In reading, on the other hand, I get to listen in on conversations for as long as I want. A few days ago, I blogged about some conversations between Will Durant, C. S. Lewis, and Miguel de Cervantes I had been enjoying. The next day in the car, another conversation of sorts came to my mind. At the opening ceremonies of the Rio Summer Olympic Games, we found that the Brazilians think that their Alberto Santos-Dumont invented the airplane. The announcers just laughed about it and said something to the order of, “What’s up with that? I thought the Wright Brothers invented the airplane.” Sadly, it didn’t occur to any of these “journalists” to look up the man after learning about him during the dress rehearsal in order to interpret the events for the viewing public. Historian David McCullough, however, has quite a lot to say about Santos-Dumont in his biography of the Wright Brothers, which I’ve been listening to in the car lately, and his detailed exposition, coming to my ears just a few weeks after the Rio Games, sounded very much like a direct conversational response. The simple story is that Santos-Dumont made the first flight certified by the French-based International Federation of Aeronautics. The Brazilians claim that the Wrights must have kept their work “secret” in order to hide lack of success, when in reality, Kitty Hawk just has a much smaller press corps than Paris. McCullough leaves me wondering, though, whether Brazil’s “father of aviation” shouldn’t receive proper credit as an inventor of the airplane just as Leibniz and Newton share the honors for the invention of calculus.
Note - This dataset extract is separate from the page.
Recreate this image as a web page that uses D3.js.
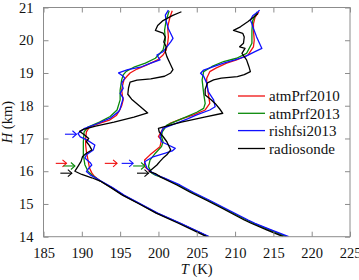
<!DOCTYPE html>
<html><head><meta charset="utf-8">
<script src="https://cdn.jsdelivr.net/npm/d3@7"></script>
<style>
html,body{margin:0;padding:0;background:#fff;}
svg{display:block;}
</style></head>
<body>
<svg id="chart" width="359" height="280"></svg>
<script>
// ---- data: [T (K), H (km)] ----
const xTicks = [185,190,195,200,205,210,215,220,225];
const yTicks = [14,15,16,17,18,19,20,21];
const seriesNames = ["atmPrf2010","atmPrf2013","rishfsi2013","radiosonde"];
const seriesColors = ["#f01010","#0a8a0a","#1010ff","#000000"];

// left profile group
const leftAtmPrf2010 = [[201.8,20.9],[201.5,20.7],[201.2,20.4],[201.3,20.1],[201.2,19.9],[201.0,19.7],[200.6,19.55],[199.9,19.4],[198.5,19.25],[197.2,19.12],[196.3,19.0],[195.9,18.9],[195.5,18.79],[195.3,18.6],[195.2,18.48],[195.3,18.3],[195.4,18.18],[195.2,18.0],[194.9,17.85],[194.5,17.7],[193.6,17.56],[192.2,17.45],[191.0,17.35],[190.6,17.2],[190.5,17.0],[190.5,16.8],[190.6,16.6],[190.8,16.35],[191.0,16.1],[191.3,15.95],[191.6,15.85],[192.4,15.7],[193.9,15.5],[195.4,15.27],[197.6,15.0],[199.8,14.72],[202.8,14.41],[206.5,14.0]];
const leftAtmPrf2013 = [[201.4,20.9],[201.0,20.6],[200.8,20.3],[200.9,20.0],[200.6,19.7],[199.6,19.45],[198.3,19.3],[196.9,19.19],[195.8,19.05],[195.4,18.94],[195.2,18.79],[195.0,18.48],[195.0,18.18],[194.6,17.87],[193.7,17.67],[192.3,17.5],[190.8,17.35],[190.3,17.2],[190.2,16.9],[190.2,16.5],[190.4,16.2],[190.8,16.0],[191.5,15.85],[192.4,15.7],[193.9,15.5],[195.4,15.27],[197.6,15.0],[199.8,14.72],[202.8,14.41],[206.5,14.0]];
const leftRishfsi2013 = [[201.3,20.92],[200.9,20.77],[201.0,20.6],[201.3,20.35],[201.9,20.06],[201.6,19.95],[201.1,19.8],[200.6,19.65],[199.8,19.55],[200.2,19.4],[199.0,19.3],[197.8,19.19],[196.0,19.1],[194.8,19.0],[195.4,18.9],[195.6,18.84],[195.2,18.69],[195.4,18.53],[195.0,18.38],[195.4,18.23],[195.2,18.07],[195.0,17.9],[194.8,17.82],[193.7,17.62],[192.0,17.45],[190.3,17.3],[189.5,17.15],[189.8,17.05],[190.7,16.95],[191.7,16.8],[191.5,16.65],[190.6,16.5],[190.4,16.4],[191.1,16.26],[191.3,16.19],[190.8,16.06],[190.6,15.99],[191.1,15.89],[192.5,15.7],[194.0,15.5],[195.5,15.27],[197.7,15.0],[199.9,14.72],[202.9,14.41],[206.6,14.0]];
const leftRadiosonde = [[203.0,20.87],[201.8,20.75],[200.6,20.6],[199.9,20.45],[199.6,20.3],[200.6,20.22],[200.9,20.1],[200.7,19.95],[201.0,19.8],[200.9,19.65],[201.1,19.5],[201.5,19.3],[201.9,19.1],[201.6,19.0],[200.8,18.9],[199.0,18.82],[197.2,18.78],[196.3,18.72],[196.1,18.55],[196.0,18.35],[196.5,18.2],[197.5,18.0],[198.6,17.78],[196.8,17.65],[194.2,17.5],[191.8,17.38],[190.2,17.28],[189.7,17.22],[190.4,17.1],[190.9,17.0],[190.6,16.9],[191.0,16.78],[191.3,16.65],[190.6,16.55],[190.1,16.45],[189.9,16.3],[189.5,16.15],[189.1,16.0],[190.0,15.9],[191.3,15.8],[192.4,15.7],[193.8,15.5],[195.3,15.27],[197.5,15.0],[199.7,14.72],[202.6,14.41],[206.3,14.0]];

// right profile group
const rightAtmPrf2010 = [[213.1,20.87],[212.6,20.7],[212.4,20.5],[212.4,20.31],[212.5,20.0],[212.4,19.8],[211.7,19.55],[210.2,19.4],[208.9,19.3],[207.5,19.15],[206.7,19.04],[206.3,18.84],[206.3,18.69],[206.5,18.38],[206.7,18.07],[206.1,17.87],[204.6,17.72],[203.0,17.6],[201.5,17.46],[200.6,17.3],[200.0,17.06],[200.4,16.95],[200.2,16.75],[198.9,16.5],[198.2,16.34],[198.2,16.14],[198.9,15.99],[199.8,15.88],[200.6,15.8],[202.6,15.58],[204.4,15.35],[206.4,15.12],[208.5,14.87],[211.5,14.51],[212.4,14.41],[214.6,14.2],[216.7,14.0]];
const rightAtmPrf2013 = [[212.9,20.87],[212.3,20.6],[212.2,20.3],[212.2,19.91],[211.5,19.6],[210.2,19.45],[208.5,19.35],[207.0,19.2],[205.9,19.04],[205.7,18.79],[205.9,18.38],[206.1,18.07],[205.9,17.92],[205.0,17.8],[203.7,17.67],[202.0,17.5],[201.1,17.41],[200.5,17.2],[200.4,17.06],[200.6,16.9],[200.4,16.75],[199.6,16.55],[198.9,16.34],[198.7,16.14],[199.1,15.95],[199.6,15.88],[200.6,15.8],[202.6,15.58],[204.4,15.35],[206.4,15.12],[208.5,14.87],[211.5,14.51],[212.4,14.41],[214.6,14.2],[216.7,14.0]];
const rightRishfsi2013 = [[213.2,20.92],[213.0,20.87],[212.3,20.75],[212.0,20.62],[212.2,20.5],[212.4,20.36],[212.8,20.11],[213.2,19.9],[213.5,19.75],[212.6,19.65],[211.3,19.5],[210.0,19.4],[208.5,19.3],[207.0,19.18],[205.9,19.09],[205.5,18.99],[205.9,18.9],[206.3,18.69],[206.5,18.43],[207.2,18.18],[207.4,17.97],[206.7,17.87],[205.0,17.72],[203.8,17.6],[202.8,17.51],[200.6,17.31],[200.2,17.06],[200.4,16.9],[201.3,16.8],[202.2,16.7],[201.8,16.62],[200.9,16.55],[199.3,16.44],[198.2,16.29],[198.5,16.09],[199.3,15.94],[199.8,15.88],[200.7,15.8],[202.8,15.58],[204.6,15.35],[206.6,15.12],[208.7,14.87],[211.7,14.51],[212.6,14.41],[214.8,14.2],[217.0,14.0]];
const rightRadiosonde = [[213.0,20.82],[212.4,20.7],[211.7,20.57],[210.7,20.41],[209.8,20.3],[211.0,20.21],[211.2,20.1],[211.1,19.91],[210.6,19.8],[211.3,19.75],[210.9,19.6],[211.5,19.4],[211.8,19.2],[212.0,19.04],[211.2,18.95],[210.3,18.89],[208.2,18.84],[207.2,18.79],[206.4,18.7],[206.1,18.5],[206.1,18.33],[206.8,18.2],[207.4,18.07],[208.0,17.9],[208.4,17.77],[206.0,17.65],[203.0,17.5],[201.5,17.41],[200.0,17.31],[200.1,17.2],[200.6,17.06],[201.1,16.9],[201.3,16.8],[201.6,16.65],[201.1,16.5],[200.6,16.4],[200.2,16.3],[199.8,16.19],[199.3,16.09],[198.8,15.99],[199.6,15.93],[200.3,15.82],[202.4,15.58],[204.2,15.35],[206.2,15.12],[208.3,14.87],[211.2,14.51],[212.1,14.41],[214.2,14.2],[216.3,14.0]];

// tropopause arrows: [tail T, tip T, H, series index]
const arrows = [
  [186.6,188.0,16.24,0],[187.6,189.1,16.16,1],[187.8,189.3,17.13,2],[187.2,188.7,15.94,3],
  [193.0,194.6,16.24,0],[195.2,196.7,16.24,2],[196.7,198.25,16.16,1],[197.2,198.7,15.94,3]
];

// ---- chart ----
const FONT = "\"Liberation Serif\", \"Times New Roman\", serif";
const FS = 14.5;
const svg = d3.select("#chart");
const x = d3.scaleLinear().domain([185,225]).range([43.5,350]);
const y = d3.scaleLinear().domain([14,21]).range([236.7,7.5]);
const axisColor = "#8c8c8c";

const groups = [
  [leftAtmPrf2010,leftAtmPrf2013,leftRishfsi2013,leftRadiosonde],
  [rightAtmPrf2010,rightAtmPrf2013,rightRishfsi2013,rightRadiosonde]
];

const line = d3.line().x(d=>x(d[0])).y(d=>y(d[1]));
svg.append("clipPath").attr("id","clip").append("rect")
  .attr("x",x(185)).attr("y",y(21)).attr("width",x(225)-x(185)).attr("height",y(14)-y(21));
const plot = svg.append("g").attr("clip-path","url(#clip)");
groups.forEach(g=>{
  [0,1,2,3].forEach(i=>{
    plot.append("path").datum(g[i]).attr("d",line)
      .attr("fill","none").attr("stroke",seriesColors[i]).attr("stroke-width",1.3)
      .attr("stroke-linejoin","round");
  });
});

// arrows
arrows.forEach(a=>{
  const x0=x(a[0]), x1=x(a[1]), yy=y(a[2]), c=seriesColors[a[3]];
  const g = svg.append("g").attr("stroke",c).attr("stroke-width",1.1).attr("fill","none");
  g.append("line").attr("x1",x0).attr("x2",x1).attr("y1",yy).attr("y2",yy);
  g.append("path").attr("d",`M${x1-4},${yy-3.5}L${x1},${yy}L${x1-4},${yy+3.5}`);
});

// axes
const fmt = d3.format("d");
const xAxB = d3.axisBottom(x).tickValues(xTicks).tickFormat(fmt).tickSizeInner(-5).tickSizeOuter(0).tickPadding(11.5);
const xAxT = d3.axisTop(x).tickValues(xTicks).tickSizeInner(-5).tickSizeOuter(0).tickFormat("");
const yAxL = d3.axisLeft(y).tickValues(yTicks).tickFormat(fmt).tickSizeInner(-5).tickSizeOuter(0).tickPadding(10);
const yAxR = d3.axisRight(y).tickValues(yTicks).tickSizeInner(-5).tickSizeOuter(0).tickFormat("");
function style(g){
  g.attr("font-family",null).attr("font-size",null);
  g.select(".domain").remove();
  g.selectAll(".tick line").attr("stroke",axisColor);
  g.selectAll("text").style("font-size",FS+"px").style("font-family",FONT).attr("fill","#111");
}
svg.append("g").attr("transform",`translate(0,${y(14)})`).call(xAxB).call(style);
svg.append("g").attr("transform",`translate(0,${y(21)})`).call(xAxT).call(style);
svg.append("g").attr("transform",`translate(${x(185)},0)`).call(yAxL).call(style);
svg.append("g").attr("transform",`translate(${x(225)},0)`).call(yAxR).call(style);
svg.append("rect").attr("x",x(185)).attr("y",y(21)).attr("width",x(225)-x(185)).attr("height",y(14)-y(21))
  .attr("fill","none").attr("stroke",axisColor).attr("stroke-width",1);

// axis titles
const xt = svg.append("text").attr("x",(x(185)+x(225))/2).attr("y",274).attr("text-anchor","middle")
  .style("font-size",FS+"px").style("font-family",FONT).attr("fill","#111");
xt.append("tspan").attr("font-style","italic").text("T");
xt.append("tspan").text(" (K)");
const yt = svg.append("text").attr("transform",`translate(12,${(y(14)+y(21))/2}) rotate(-90)`).attr("text-anchor","middle")
  .style("font-size",FS+"px").style("font-family",FONT).attr("fill","#111");
yt.append("tspan").attr("font-style","italic").text("H");
yt.append("tspan").text(" (km)");

// legend
const legY = [96,113.3,130.6,148.5];
seriesNames.forEach((n,i)=>{
  svg.append("line").attr("x1",238).attr("x2",265).attr("y1",legY[i]).attr("y2",legY[i])
    .attr("stroke",seriesColors[i]).attr("stroke-width",1.3);
  svg.append("text").attr("x",269).attr("y",legY[i]).attr("dy","0.35em")
    .style("font-size","15px").style("font-family",FONT).attr("fill","#111").text(n);
});
</script>
</body></html>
I finished Durant’s volume on the Reformation last week. Once again he proved himself instructive and pictorial by putting large movements into comprehensible frames. He achieves the task at hand, summing up the early sixteenth century in Europe, with, of all things, a conversation: this one an imagined conversation between Catholicism, Protestantism, and Enlightenment. The Catholic Church speaks up first, pointing out that in the period in question, it went from being the most corrupt institution on Earth to what was, in Durant's day, the model of morality (cue Bing Crosby singing “Going My Way”), accomplishing this remarkable feat in just a few decades with reforms that touched every level from the Vatican itself to the village priest. Protestantism in the mean time, says Durant’s Catholic interlocutor, broke up European unity, squashed art, and saw decreases in morality and charity. Protestantism speaks up for itself then with a two-pronged defense: first that its rise led to the very reforms the Catholic Church boasts of and, second, that eventually, its lands became wealthier, more moral, more charitable, and more hard-working than the Catholic countries of Italy, Spain, and France. Durant closes with the Enlightenment’s remarks, left until last perhaps because a history book fittingly puts movements in chronological order but also probably because Durant wanted to give the last word to the view with which his sympathies most lay. The personification of late-sixteenth and seventeenth-century humanism tells both wings of western Christianity that it took advantage of the breaking of dogmas and trust in authority that the Protestant movement brought about but challenged both religious views by declaring Reason the new authority, one within the reach of every thinking person. I can hear twenty-first-century America now, adding its voice to the dialog: “That’s right! Everyone is their own authority. [Twenty-first-century America doesn’t care much for grammar.] So forget tradition, religious authority, and reasoned argument. Just say what you feel, and call the other person a liar.” *sigh*
Later this year I will finish for the second time Boswell's Life of Johnson, the great monument to good conversation. Dr. Johnson and his biographer blended all Durant’s debating factions – tradition, authority, reason, and Christian charity – and spoke about the healthy combination (or recombination) in eloquent language most of our self-authorized society can’t follow. I will weep for more than one reason when I turn the last page.